Adani Group has unveiled plans to establish 10 GW of nuclear power capacity by 2035, supported by the private-sector-friendly SHANTI Bill. While this signals a major shift in the energy portfolio, the long gestation periods and high capital requirements of nuclear projects remain critical factors for investors to monitor.
What Happened
The Adani Group has announced a strategic shift to include nuclear energy in its power generation portfolio, with an ambitious goal to develop 10 gigawatts (GW) of capacity by 2035. This announcement follows the enactment of the Sustainable Harnessing and Advancement of Nuclear Energy for Transforming India (SHANTI) Bill in December 2025. The new legislation is designed to open the nuclear energy sector to private participation, covering areas from fuel mining to power generation. The group stated that land has already been identified to support these projects as part of its strategy to meet the country's rising demand for reliable, carbon-free electricity.

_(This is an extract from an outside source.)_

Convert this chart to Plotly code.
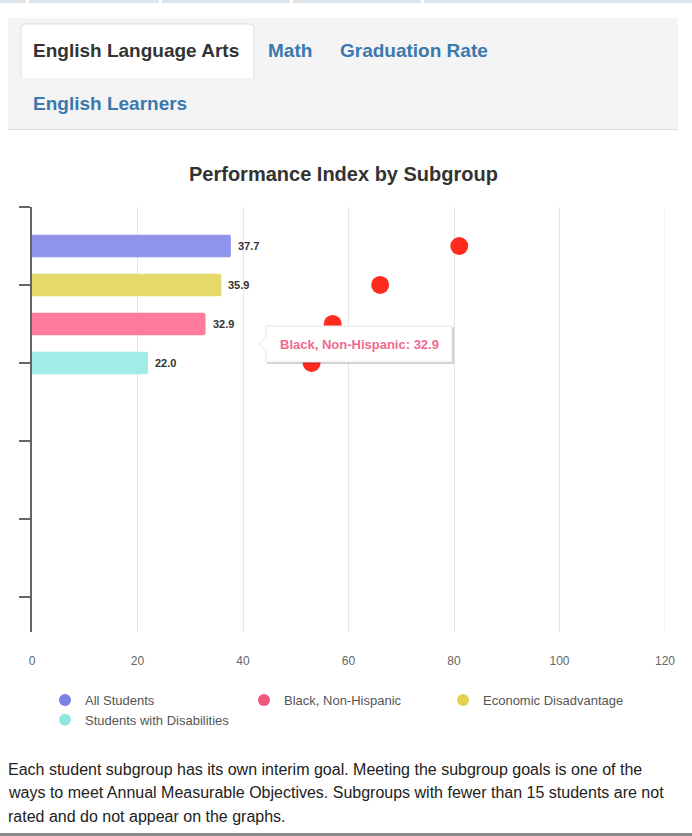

The Capital And Execution Challenge
For investors, the move into nuclear energy brings a unique set of challenges compared to the group's established businesses in thermal or renewable energy. Nuclear projects are globally known for their very long construction timelines and high capital intensity. Unlike solar or wind projects, which can be commissioned in months or a few years, nuclear plants typically require a decade or more to become operational. The financial success of such a venture depends on efficient execution, cost management, and timely regulatory approvals. Given the group's ongoing aggressive capital spending program, which saw Rs 1.5 lakh crore deployed in fiscal year 2025-26, the market will likely focus on how the company balances this long-term investment with its overall debt levels and cash flow generation.
Strategic Expansion Across Infrastructure
The 10 GW nuclear goal is part of a broader, rapid infrastructure expansion. Adani Power is currently working toward a 45 GW generation capacity target within a five-year window. Furthermore, the group is diversifying its energy mix through a partnership with Bhutan's Druk Green Power Corporation for 5,000 megawatts of hydropower. These initiatives are being executed alongside significant growth in non-energy segments, such as the Vizhinjam port, which recently achieved a throughput of over 1 million TEUs in its first year, and the expansion of the data center business to a 3 GW platform by 2030, supported by partnerships with global technology firms like Google.
The Regulatory And Sector Context
Historically, the nuclear power sector in India has been dominated by the public sector, primarily the Nuclear Power Corporation of India (NPCIL). The SHANTI Bill changes the structural dynamics of the industry by allowing private companies to enter the value chain. While this creates a new growth area, it also introduces regulatory complexity. Investors should track how the government structures the operational guidelines, safety norms, and pricing policies for private players. The long-term profitability of such projects will be highly sensitive to these regulatory details and the initial capital cost per megawatt.
What Investors Should Track
Moving forward, the key monitorables include the timeline for land acquisition and regulatory clearances for the first set of nuclear projects. Investors may also look for details regarding the funding structure, such as whether these projects are funded through internal accruals or new debt, and how this impacts the consolidated balance sheet. Additionally, watching the pace of execution at the Vizhinjam port and the progress of the data center MoU will provide insight into the group's capability to deliver large-scale, capital-intensive projects simultaneously.